The Pink Door, Pike Place Market's iconic Italian restaurant, famous for its trapeze artists and burlesque shows, just announced a new reservations system. In response to fully booked evenings after their recent remodel, they’re launching a priority reservations option called Club Pink Door. The kicker? It’s locals only, with membership restricted to Seattle, certain areas of the suburbs, and a few nearby islands.
Why would a restaurant in the heart of Seattle’s biggest tourist attraction do such a thing? Because tourists were snapping up all the tables online and owner Jackie Roberts wanted local regulars to be able to get a table. From the press release announcing the program:
“Whether the continued swell of Pink Door patrons is attributed to the recent Pike Place Market expansion with market tourism in full swing, the ease of booking through online reservation platforms such as Open Table, or positive buzz from social media and review sites, one thing is certain: I want to ensure there’s a way to allocate tables for the Seattle residents who have sustained my business early on and helped build this business into its 36-year-old success.”
As the April reopening approached, their press release also notes, Roberts found herself inundated with “a steady stream of ‘favor requests’ from regulars who text her cell phone or send personal emails.” That's a good problem to have, of course, but apparently also enough of a problem to inspire the creation of the restaurant's new club.
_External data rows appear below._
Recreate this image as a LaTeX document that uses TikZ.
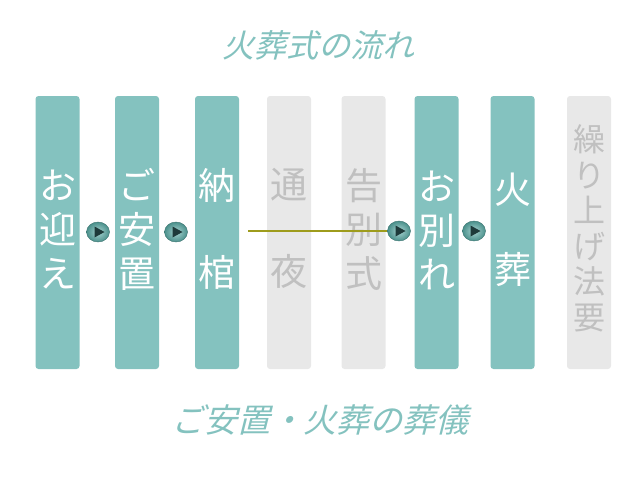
\documentclass[tikz,border=0pt]{standalone}
\usepackage{fontspec}
\setmainfont{Noto Sans CJK JP}
\newfontfamily\titlefont[FakeSlant=0.25]{Noto Sans CJK JP}
\usepackage{tikz}
\usetikzlibrary{shapes.geometric}
\usetikzlibrary{positioning}
\definecolor{barteal}{HTML}{84C2BF}
\definecolor{bargray}{HTML}{E8E8E8}
\definecolor{txtgray}{HTML}{C0C0C0}
\definecolor{btnteal}{HTML}{4A908B}
\definecolor{btndark}{HTML}{1E3A3A}
\definecolor{lineolive}{HTML}{9E9C1C}
\tikzset{
  barnode/.style = {rectangle, inner sep=0pt,
    minimum width=44pt, minimum height=273pt, rounded corners=3pt},
  bar_on/.style = {barnode, fill=barteal},% step held
  bar_off/.style = {barnode, fill=bargray},% step left out
  bartext/.style = {align=center, inner sep=0pt, yshift=3pt,
    font=\fontsize{37}{44}\selectfont},
  btn/.style = {ellipse, inner sep=0pt, minimum width=23pt, minimum height=20pt,
    inner color=barteal!70!white, outer color=btnteal, draw=btnteal!80!black, line width=0.4pt,
    path picture={\fill[btndark] ([xshift=-3.5pt,yshift=5.5pt]path picture bounding box.center)
      -- ++(10pt,-5.5pt) -- ++(-10pt,-5.5pt) -- cycle;}},% arrow button
  headline/.style = {text=barteal, font=\titlefont\fontsize{32}{32}\selectfont}
}

\begin{document}
\begin{tikzpicture}[x=1pt,y=-1pt]
\useasboundingbox (0,0) rectangle (639,480);

\node [headline] (title) at (318,45) {火葬式の流れ};

\node [bar_on]  (mukae)   at (57.5,232.5) {};
\node [bar_on]  (anchi)   at (137,232.5)  {};
\node [bar_on]  (nokan)   at (217,232.5)  {};
\node [bar_off] (tsuya)   at (289,232.5)  {};
\node [bar_off] (kokubet) at (363.5,232.5) {};
\node [bar_on]  (owakare) at (436.5,232.5) {};
\node [bar_on]  (kaso)    at (512.5,232.5) {};
\node [bar_off] (hoyo)    at (589,232.5)  {};

\node at (mukae)   [bartext, white] {お\\迎\\え};
\node at (anchi)   [bartext, white] {ご\\安\\置};
\node at (nokan)   [bartext, white, yshift=1pt] {納\\[43pt]棺};
\node at (tsuya)   [bartext, txtgray, yshift=1pt] {通\\[43pt]夜};
\node at (kokubet) [bartext, txtgray] {告\\別\\式};
\node at (owakare) [bartext, white, yshift=-1pt] {お\\別\\れ};
\node at (kaso)    [bartext, white] {火\\[36pt]葬};
\node at (hoyo)    [bartext, txtgray, font=\fontsize{32}{35.5}\selectfont, yshift=1pt]
  {繰\\り\\上\\げ\\法\\要};

\node [btn] (b1) at (98,232) {};
\node [btn] (b2) at (176,232) {};
\node [btn] (b3) at (399,231) {};
\node [btn] (b4) at (474,231) {};

\coordinate (skip) at ([xshift=9pt]nokan.east |- b3.west);
\draw [lineolive, line width=1.5pt] (skip) -- (b3.west);

\node [headline, font=\titlefont\fontsize{33}{33}\selectfont] (subtitle) at (320,420)
  {ご安置・火葬の葬儀};
\end{tikzpicture}
\end{document}
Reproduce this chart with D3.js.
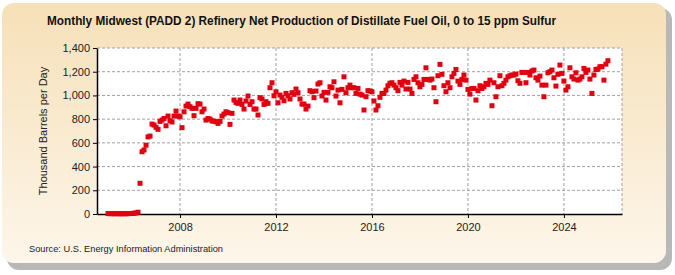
<!DOCTYPE html>
<html lang="en">
	<head>
		<meta charset="utf-8">
		<title>Midwest ULSD production</title>
		<script src="https://d3js.org/d3.v7.min.js"></script>
		<style type="text/css">
			body { margin: 0; background: #fff; }
			text { font-family: "Liberation Sans Narrow", "Arial Narrow", "Liberation Sans", Arial, sans-serif; }
			.grid line { stroke: #a0a0a0; stroke-dasharray: 3,2; }
		</style>
	</head>
	<body>
		<script type="text/javascript">
			//Chart values, thousand barrels per day, monthly from Jan 2005
			let title = "Monthly Midwest (PADD 2) Refinery Net Production of Distillate Fuel Oil, 0 to 15 ppm Sulfur";
			let yLabel = "Thousand Barrels per Day";
			let source = "Source: U.S. Energy Information Administration";
			let startYear = 2005;
			let yearTicks = [2008, 2012, 2016, 2020, 2024];
			let valueTicks = [0, 200, 400, 600, 800, 1000, 1200, 1400];

			let v2005 = [4, 3, 3, 2, 3, 3, 2, 2, 3, 2, 3, 4];
			let v2006 = [5, 6, 9, 15, 259, 525, 540, 580, 650, 657, 758, 750];
			let v2007 = [731, 714, 781, 792, 806, 744, 826, 787, 776, 826, 868, 826];
			let v2008 = [820, 728, 862, 910, 927, 905, 891, 829, 891, 930, 927, 862];
			let v2009 = [885, 792, 806, 800, 784, 784, 778, 764, 781, 826, 843, 862];
			let v2010 = [854, 756, 849, 961, 941, 933, 961, 924, 885, 953, 995, 924];
			let v2011 = [947, 885, 885, 835, 981, 970, 924, 947, 933, 1065, 1107, 997];
			let v2012 = [1031, 938, 1003, 984, 955, 1017, 997, 970, 1023, 1009, 1054, 1023];
			let v2013 = [970, 927, 927, 885, 910, 1040, 1031, 981, 1037, 1096, 1107, 995];
			let v2014 = [1026, 961, 1026, 1073, 1065, 1115, 995, 1045, 938, 1051, 1157, 1023];
			let v2015 = [1065, 1087, 1065, 1065, 1017, 1059, 1011, 1003, 877, 989, 1040, 1037];
			let v2016 = [1031, 953, 877, 913, 984, 1017, 1017, 1045, 1082, 1102, 1107, 1087];
			let v2017 = [1065, 1040, 1110, 1087, 1121, 1054, 1110, 1054, 1017, 1135, 1157, 1107];
			let v2018 = [1073, 1093, 1135, 1233, 1135, 1129, 1138, 1065, 947, 1166, 1262, 1178];
			let v2019 = [1082, 1031, 1107, 1065, 1157, 1186, 1219, 1121, 1093, 1135, 1172, 1129];
			let v2020 = [1051, 1011, 1059, 1059, 961, 1040, 1082, 1059, 1073, 1102, 1093, 1129];
			let v2021 = [913, 1107, 989, 1073, 1166, 1082, 1102, 1129, 1157, 1166, 1172, 1172];
			let v2022 = [1180, 1124, 1102, 1194, 1194, 1107, 1194, 1172, 1206, 1214, 1149, 1129];
			let v2023 = [1163, 1087, 989, 1087, 1191, 1200, 1214, 1149, 1079, 1178, 1256, 1186];
			let v2024 = [1121, 1045, 1073, 1233, 1157, 1138, 1191, 1129, 1138, 1157, 1228, 1194];
			let v2025 = [1214, 1138, 1017, 1172, 1219, 1222, 1242, 1242, 1129, 1264, 1293];

			let values = [].concat(v2005, v2006, v2007, v2008, v2009, v2010, v2011, v2012, v2013,
				v2014, v2015, v2016, v2017, v2018, v2019, v2020, v2021, v2022, v2023, v2024, v2025);
			let dataset = values.map(function(d, i) { return [startYear + i / 12, d]; });

			//Width and height
			let w = 675;
			let h = 275;
			let plot = { left: 97, right: 622, top: 48, bottom: 214 };

			let svg = d3.select("body")
						.append("svg")
						.attr("width", w)
						.attr("height", h);

			//Panel gradient
			let grad = svg.append("defs").append("linearGradient")
				.attr("id", "panel")
				.attr("x1", 0).attr("y1", 0).attr("x2", 0).attr("y2", 1);
			grad.append("stop").attr("offset", "0%").attr("stop-color", "#f6e0b8");
			grad.append("stop").attr("offset", "100%").attr("stop-color", "#fdf6ea");

			//Shadow and panel
			svg.append("rect")
				.attr("x", 7).attr("y", 8)
				.attr("width", 665).attr("height", 262)
				.attr("rx", 12)
				.attr("fill", "#b8b8b8");
			svg.append("rect")
				.attr("x", 2).attr("y", 3)
				.attr("width", 664).attr("height", 260)
				.attr("rx", 12)
				.attr("fill", "url(#panel)");

			//Scales
			let xScale = d3.scaleLinear()
				.domain([2004.54, 2026.42])
				.range([plot.left, plot.right]);
			let yScale = d3.scaleLinear()
				.domain([0, 1400])
				.range([plot.bottom, plot.top]);

			//Plot area
			svg.append("rect")
				.attr("x", plot.left).attr("y", plot.top)
				.attr("width", plot.right - plot.left)
				.attr("height", plot.bottom - plot.top)
				.attr("fill", "#fff");

			//Gridlines
			let grid = svg.append("g").attr("class", "grid");
			grid.selectAll(".hg")
				.data(valueTicks.filter(function(d) { return d > 0; }))
				.enter()
				.append("line")
				.attr("x1", plot.left).attr("x2", plot.right)
				.attr("y1", function(d) { return yScale(d); })
				.attr("y2", function(d) { return yScale(d); });
			grid.selectAll(".vg")
				.data(yearTicks)
				.enter()
				.append("line")
				.attr("x1", function(d) { return xScale(d); })
				.attr("x2", function(d) { return xScale(d); })
				.attr("y1", plot.top).attr("y2", plot.bottom);
			grid.append("line")
				.attr("x1", plot.right).attr("x2", plot.right)
				.attr("y1", plot.top).attr("y2", plot.bottom);

			//Axes
			let xAxis = d3.axisBottom(xScale)
				.tickValues(yearTicks)
				.tickFormat(d3.format("d"))
				.tickSize(4)
				.tickSizeOuter(0);
			let yAxis = d3.axisLeft(yScale)
				.tickValues(valueTicks)
				.tickFormat(d3.format(","))
				.tickSize(4)
				.tickSizeOuter(0);

			let gx = svg.append("g")
				.attr("transform", "translate(0," + plot.bottom + ")")
				.call(xAxis);
			let gy = svg.append("g")
				.attr("transform", "translate(" + plot.left + ",0)")
				.call(yAxis);
			[gx, gy].forEach(function(g) {
				g.select(".domain").attr("stroke", "#000").attr("stroke-width", 1.5);
				g.selectAll(".tick line").attr("stroke", "#000");
				g.selectAll(".tick text")
					.attr("fill", "#222")
					.style("font-size", "11px")
					.style("font-family", null);
			});
			gx.selectAll(".tick text").attr("dy", "0.9em");

			//Points
			svg.append("g")
				.selectAll("rect")
				.data(dataset)
				.enter()
				.append("rect")
				.attr("x", function(d) { return xScale(d[0]) - 2.5; })
				.attr("y", function(d) { return yScale(d[1]) - 2.5; })
				.attr("width", 5)
				.attr("height", 5)
				.attr("fill", "#e00010");

			//Texts
			svg.append("text")
				.attr("x", 47)
				.attr("y", 25)
				.attr("textLength", 509)
				.attr("lengthAdjust", "spacingAndGlyphs")
				.attr("font-size", "13px")
				.attr("font-weight", "bold")
				.attr("fill", "#111")
				.text(title);

			svg.append("text")
				.attr("transform", "translate(47," + ((plot.top + plot.bottom) / 2) + ") rotate(-90)")
				.attr("text-anchor", "middle")
				.attr("font-size", "11px")
				.attr("fill", "#222")
				.text(yLabel);

			svg.append("text")
				.attr("x", 29)
				.attr("y", 252)
				.attr("textLength", 194)
				.attr("lengthAdjust", "spacingAndGlyphs")
				.attr("font-size", "9.5px")
				.attr("fill", "#222")
				.text(source);
		</script>
	</body>
</html>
Membership is $25 per year, which is enough to cover the cost of printing membership cards and administering the program, and it allows you access to priority bookings up to 24 hours in advance. The rules of use are fairly strict: The fee is non-refundable, the membership is non-transferrable, you have to show up in the flesh with your photo ID, and if you no-show—even once—you’re out of the club. The number of available memberships is described as “very limited.”
Also limited? The zip codes allowed in. Heidi Witherspoon, the Pink Door’s publicist, said that Roberts specifically excluded certain zip codes —“something about eating too much free bread and not being the Olive Garden,” in Witherspoon’s words—which is delightfully salty. Sadly, when reached for comment, Roberts wouldn't say which.